Building the dam would provide the country with economic power and influence, which is key for a region where development is a main priority. Furthermore, the building of the GERD corresponds to Abiy’s search for affiliation: were the dam to reap the socioeconomic gains it promises, it could generate great public acceptance. Being such a groundbreaking infrastructure for the region, its effective operation and construction would define his leadership historically, possibly turning him into a beloved leader.

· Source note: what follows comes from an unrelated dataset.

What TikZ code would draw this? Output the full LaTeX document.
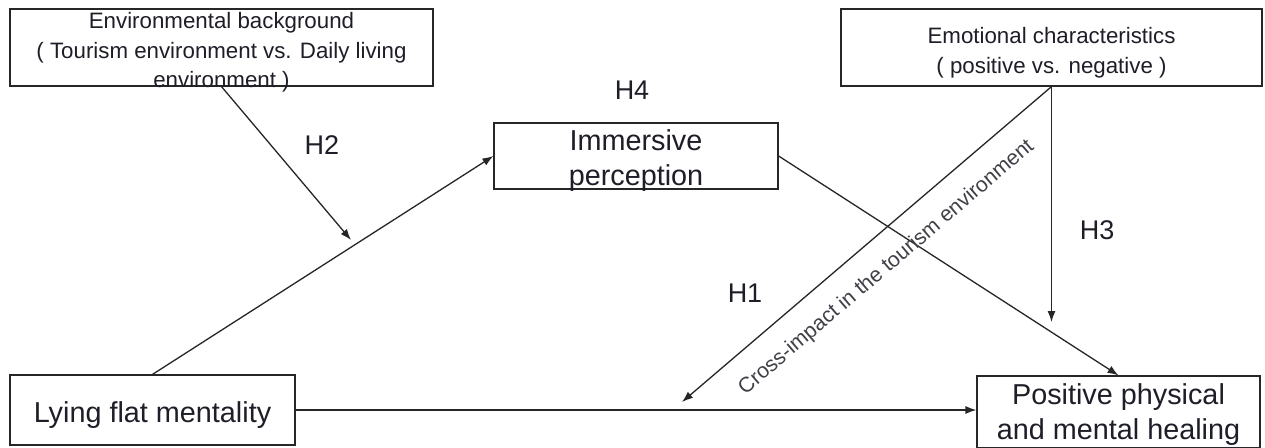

In conclusion, Abiy Ahmed’s environmental policies do not follow a single, unified green framework; rather, they are being implemented under two strategies for socioeconomic development. Therefore, the main motivations for the carrying of his environmental actions (which are -in bold terms- related to either afforestation efforts, sustainable agriculture and land practices, or renewable electricity generation and development) are mostly related to his electoral promises for development and the population’s demands for solutions when being struck by hash environmental catastrophes. One last motive to be highlighted in this regard is related to his psychological logic: the eventual success of his environmental initiatives would satisfy his result-oriented mindset and quest for achievement, as well as be a bargaining chip useful for carrying out negotiations with international Western organizations.